Quando o guardião age contra a Constituição

29/07/2020 às 08:42.
Atualizado em 27/10/2021 às 04:09

Há oito anos, o STF começava a julgar o mensalão. Pela primeira vez, surgia na sociedade brasileira a sensação de que a corrupção endêmica do país seria enfim punida, com políticos graúdos finalmente condenados por seus crimes.

Na ocasião, o apoio da sociedade à corte foi notável, surgindo até a máxima de que os 11 ministros do Supremo eram mais populares do que os 11 titulares da seleção. Menos de 10 anos depois, os ministros continuam “na boca do povo”, mas não exatamente pelos mesmos motivos.

Os embates entre os Poderes têm sido frequentes e, infelizmente, vivemos aquela situação onde todos erram. O Executivo erra quando Bolsonaro inflama seus seguidores em manifestações contra os outros Poderes e quando, apesar das promessas de campanha, volta a repetir o toma lá dá cá com o Congresso.

O Legislativo erra quando parte significativa dos parlamentares aceita apoiar o governo em troca de cargos ou recursos, e quando se recusa a investigar os demais Poderes, sentando em cima de processos de abertura de CPIs, como a Lava Toga.

O Judiciário, por sua vez, também erra quando, supostamente buscando combater fakenews, instaura um processo que não respeita o devido processo legal e que, na última sexta-feira, resultou na suspensão de contas em redes sociais de militantes bolsonaristas.

Os militantes em questão são figuras cujas atitudes e opiniões eu não concordo.

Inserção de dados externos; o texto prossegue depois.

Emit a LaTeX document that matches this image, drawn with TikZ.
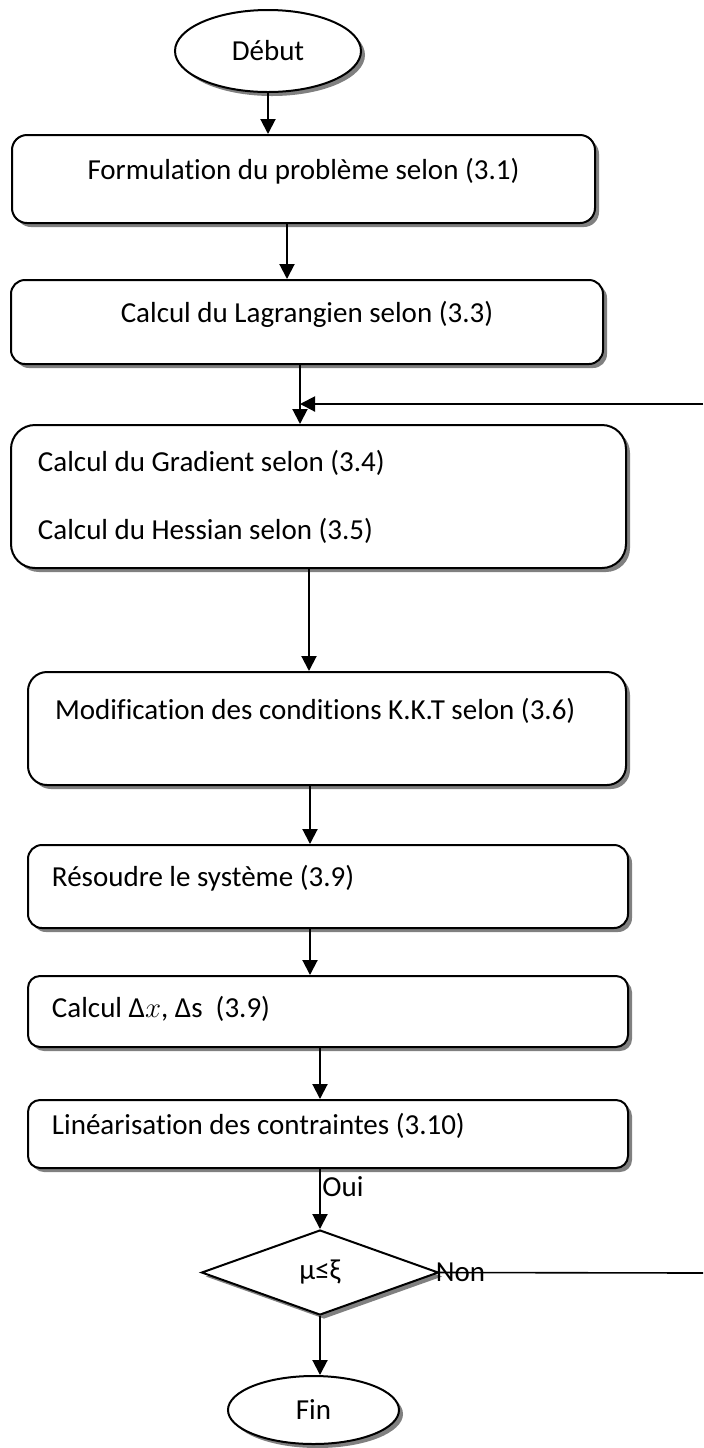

Não possuem compromisso com a verdade, disseminam teorias da conspiração e fazem de tudo para bajular seus políticos de estimação.

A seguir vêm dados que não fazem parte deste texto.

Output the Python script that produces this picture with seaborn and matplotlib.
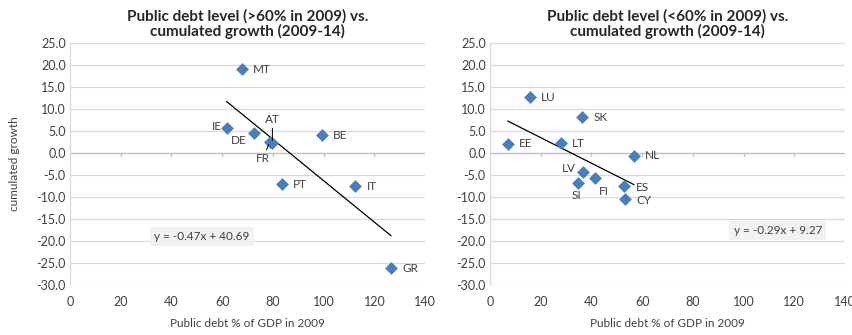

Também acredito que devem ser investigadas as suspeitas de que a produção e os disparos de fakenews são financiados com dinheiro público e as possíveis violações da legislação eleitoral no pleito de 2018.

Porém, não podemos aceitar que, em uma democracia, a corte suprema impeça qualquer um de se expressar, mesmo aqueles com os quais não concordamos.

O inquérito das fakenews é flagrantemente inconstitucional, por ter sido criado pelo próprio STF, a partir de uma leitura extrapolada de seu regimento interno. O Supremo faz, ao mesmo tempo, papel de vítima, acusador e juiz, o que é impensável em uma democracia. Lamentavelmente, o inquérito ganhou ares de legalidade ao ser declarado constitucional pelo plenário do STF, quando este deveria tê-lo interrompido.

A recente decisão do ministro Alexandre de Moraes de multar as redes sociais que não bloqueassem as contas bolsonaristas só reforça a preocupação de que o problemático inquérito resultaria em censura prévia.

A função do STF é ser o guardião da Constituição e de nossas instituições. Infelizmente, o papel que cumpre neste episódio só o enfraquece. O Senado, a quem cabe fiscalizar o Supremo, precisa sair de sua inação e cumprir o seu papel. E o Congresso como um todo, sem perder a razoabilidade, deve agir para aprimorar a legislação e reduzir os espaços para os abusos do Judiciário.